_Aim of the exercise_:
Retype exactly the lines from the first one through the line with "const panelLabelPos = [1555.541, 1.014];", including both ends; skip any pictures.

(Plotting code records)

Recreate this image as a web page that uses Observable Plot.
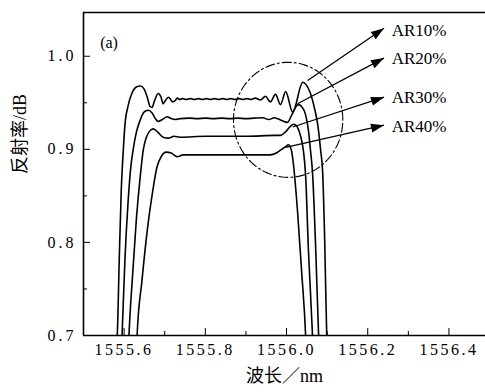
<!DOCTYPE html>
<html><head><meta charset="utf-8">
<script src="https://cdn.jsdelivr.net/npm/d3@7"></script>
<script src="https://cdn.jsdelivr.net/npm/@observablehq/plot@0.6"></script>
<style>
body{margin:0;background:#fff;}
#chart svg{display:block;}
#chart g[aria-label="x-axis tick label"] text{letter-spacing:2.5px;}
#chart g[aria-label="y-axis tick label"] text{letter-spacing:3px;}
</style></head><body><div id="chart"></div>
<script>
// axes
const xDomain = [1555.5, 1556.49];
const yDomain = [0.7, 1.047];
const xMajor = [1555.6, 1555.8, 1556.0, 1556.2, 1556.4];
const xMinor = [1555.7, 1555.9, 1556.1, 1556.3];
const yMajor = [0.7, 0.8, 0.9, 1.0];
const yMinor = [0.75, 0.85, 0.95];
const xLabel = "波长／nm";
const yLabel = "反射率/dB";
const panelLabel = "(a)";
const panelLabelPos = [1555.541, 1.014];

// series: [wavelength nm, reflectance]
const ar10 = [[1555.579,0.689],[1555.583,0.700],[1555.588,0.781],[1555.593,0.856],[1555.598,0.899],[1555.602,0.926],[1555.610,0.947],[1555.620,0.961],[1555.630,0.967],[1555.640,0.968],[1555.649,0.965],[1555.657,0.956],[1555.664,0.946],[1555.669,0.945],[1555.674,0.951],[1555.684,0.960],[1555.691,0.956],[1555.696,0.949],[1555.701,0.952],[1555.709,0.956],[1555.714,0.954],[1555.719,0.951],[1555.725,0.952],[1555.731,0.955],[1555.737,0.9535],[1555.743,0.9545],[1555.753,0.9535],[1555.763,0.9545],[1555.773,0.9535],[1555.783,0.9545],[1555.793,0.9535],[1555.803,0.9545],[1555.813,0.9535],[1555.823,0.9545],[1555.833,0.9535],[1555.843,0.9545],[1555.853,0.9535],[1555.863,0.9545],[1555.873,0.9535],[1555.883,0.9545],[1555.893,0.9535],[1555.903,0.9545],[1555.913,0.9535],[1555.923,0.955],[1555.936,0.953],[1555.948,0.957],[1555.960,0.951],[1555.973,0.959],[1555.985,0.948],[1555.998,0.962],[1556.015,0.940],[1556.040,0.972],[1556.049,0.969],[1556.059,0.960],[1556.069,0.944],[1556.077,0.926],[1556.084,0.899],[1556.089,0.875],[1556.094,0.802],[1556.099,0.700],[1556.100,0.689]];
const ar20 = [[1555.594,0.689],[1555.595,0.700],[1555.602,0.781],[1555.610,0.845],[1555.617,0.883],[1555.622,0.899],[1555.630,0.918],[1555.640,0.932],[1555.649,0.940],[1555.659,0.942],[1555.669,0.939],[1555.677,0.933],[1555.684,0.930],[1555.694,0.932],[1555.706,0.935],[1555.716,0.933],[1555.726,0.932],[1555.738,0.933],[1555.760,0.9335],[1555.780,0.933],[1555.800,0.9335],[1555.820,0.933],[1555.840,0.9335],[1555.860,0.933],[1555.880,0.9335],[1555.900,0.933],[1555.920,0.9335],[1555.941,0.934],[1555.956,0.932],[1555.970,0.934],[1555.988,0.931],[1556.002,0.929],[1556.015,0.939],[1556.025,0.947],[1556.030,0.948],[1556.037,0.946],[1556.047,0.937],[1556.054,0.920],[1556.059,0.899],[1556.064,0.875],[1556.072,0.791],[1556.079,0.700],[1556.080,0.689]];
const ar30 = [[1555.611,0.689],[1555.612,0.700],[1555.620,0.759],[1555.630,0.824],[1555.640,0.872],[1555.647,0.899],[1555.654,0.912],[1555.662,0.919],[1555.672,0.922],[1555.684,0.918],[1555.696,0.913],[1555.709,0.912],[1555.723,0.914],[1555.738,0.913],[1555.800,0.914],[1555.900,0.914],[1555.973,0.915],[1555.985,0.915],[1555.998,0.919],[1556.010,0.925],[1556.017,0.927],[1556.025,0.925],[1556.032,0.918],[1556.037,0.910],[1556.042,0.897],[1556.047,0.872],[1556.054,0.791],[1556.064,0.700],[1556.065,0.689]];
const ar40 = [[1555.631,0.689],[1555.632,0.700],[1555.644,0.759],[1555.657,0.813],[1555.669,0.851],[1555.681,0.881],[1555.691,0.892],[1555.704,0.897],[1555.716,0.896],[1555.731,0.892],[1555.746,0.894],[1555.763,0.894],[1555.850,0.894],[1555.960,0.894],[1555.975,0.896],[1555.988,0.900],[1555.998,0.903],[1556.005,0.905],[1556.012,0.899],[1556.017,0.884],[1556.027,0.834],[1556.037,0.770],[1556.047,0.700],[1556.048,0.689]];

// annotations
const seriesNames = ["AR10%", "AR20%", "AR30%", "AR40%"];
const arrowX1 = [1556.052, 1556.027, 1556.015, 1555.998];
const arrowY1 = [0.974, 0.949, 0.924, 0.902];
const arrowX2 = [1556.240, 1556.240, 1556.240, 1556.240];
const arrowY2 = [1.030, 0.998, 0.956, 0.926];
const labelX = 1556.259;
const labelY = [1.028, 0.997, 0.956, 0.924];
const ellipseCenter = [1556.004, 0.9317];
const ellipseRadii = [0.1346, 0.0618];

const serif = "'Liberation Serif', 'Noto Sans CJK SC', serif";
const series = [ar10, ar20, ar30, ar40];
const arrows = seriesNames.map((n, i) => ({x1: arrowX1[i], y1: arrowY1[i], x2: arrowX2[i], y2: arrowY2[i], label: n, ly: labelY[i]}));
const ellipse = d3.range(0, 361, 3).map(a => [
  ellipseCenter[0] + ellipseRadii[0] * Math.cos(a * Math.PI / 180),
  ellipseCenter[1] + ellipseRadii[1] * Math.sin(a * Math.PI / 180)
]);

function makePlot(extra) {
  return Plot.plot({
    width: 485, height: 392,
    marginLeft: 83, marginRight: 0, marginTop: 12, marginBottom: 57,
    x: {domain: xDomain},
    y: {domain: yDomain},
    style: {fontFamily: serif, fontSize: "16px", color: "black", background: "white"},
    marks: [
      ...series.map(s => Plot.line(s, {x: d => d[0], y: d => d[1], stroke: "black", strokeWidth: 1.6, curve: "monotone-x", clip: true})),
      Plot.line(ellipse, {x: d => d[0], y: d => d[1], stroke: "black", strokeWidth: 1.1, strokeDasharray: "9,3,2,3", curve: "linear"}),
      Plot.link(arrows, {x1: "x1", y1: "y1", x2: "x2", y2: "y2", stroke: "black", strokeWidth: 1.3}),
      ...extra,
      Plot.text(arrows, {x: () => labelX, y: "ly", text: "label", textAnchor: "start", fontSize: 17, fontFamily: serif, fill: "black"}),
      Plot.text([panelLabel], {x: () => panelLabelPos[0], y: () => panelLabelPos[1], text: d => d, textAnchor: "start", fontSize: 16, fontFamily: serif, fill: "black"}),
      Plot.axisX({ticks: xMajor, tickSize: -7, tickPadding: 15, tickFormat: d => d.toFixed(1), label: null, fontSize: 16, fontFamily: serif}),
      Plot.axisX({ticks: xMinor, tickSize: -4, tickFormat: () => "", label: null}),
      Plot.axisY({ticks: yMajor, tickSize: -7, tickPadding: 14, tickFormat: d => d.toFixed(1), label: null, fontSize: 16, fontFamily: serif}),
      Plot.axisY({ticks: yMinor, tickSize: -4, tickFormat: () => "", label: null}),
      Plot.ruleX([xDomain[0]], {stroke: "black", strokeWidth: 1.6}),
      Plot.ruleY(yDomain, {stroke: "black", strokeWidth: 1.6}),
      Plot.text([xLabel], {text: d => d, frameAnchor: "bottom", dy: 46, fontSize: 18, fontFamily: serif, fill: "black"}),
      Plot.text([yLabel], {text: d => d, frameAnchor: "left", dx: -63, rotate: -90, fontSize: 18, fontFamily: serif, fill: "black"})
    ]
  });
}

const draft = makePlot([]);
const sx = draft.scale("x"), sy = draft.scale("y");
const heads = arrows.map(a => {
  const dx = sx.apply(a.x2) - sx.apply(a.x1);
  const dy = sy.apply(a.y2) - sy.apply(a.y1);
  return {...a, angle: Math.atan2(dx, -dy) * 180 / Math.PI};
});
const headMark = Plot.vector(heads, {x: "x2", y: "y2", rotate: "angle", length: 13, r: 4.5, shape: "spike", anchor: "end", fill: "black", stroke: "none"});
document.getElementById("chart").append(makePlot([headMark]));
</script>
</body></html>
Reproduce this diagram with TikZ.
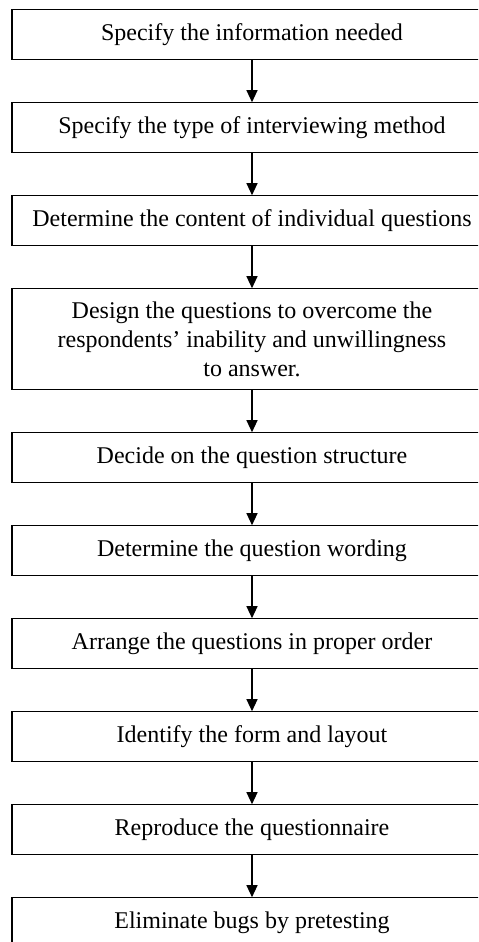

_Finished task_:
Recreate this image as a web page that uses Observable Plot.
<!DOCTYPE html>
<html><head><meta charset="utf-8">
<script src="https://cdn.jsdelivr.net/npm/d3@7"></script>
<script src="https://cdn.jsdelivr.net/npm/@observablehq/plot@0.6"></script>
<style>
body{margin:0;background:#fff;}
#chart svg{display:block;}
#chart g[aria-label="x-axis tick label"] text{letter-spacing:2.5px;}
#chart g[aria-label="y-axis tick label"] text{letter-spacing:3px;}
</style></head><body><div id="chart"></div>
<script>
// axes
const xDomain = [1555.5, 1556.49];
const yDomain = [0.7, 1.047];
const xMajor = [1555.6, 1555.8, 1556.0, 1556.2, 1556.4];
const xMinor = [1555.7, 1555.9, 1556.1, 1556.3];
const yMajor = [0.7, 0.8, 0.9, 1.0];
const yMinor = [0.75, 0.85, 0.95];
const xLabel = "波长／nm";
const yLabel = "反射率/dB";
const panelLabel = "(a)";
const panelLabelPos = [1555.541, 1.014];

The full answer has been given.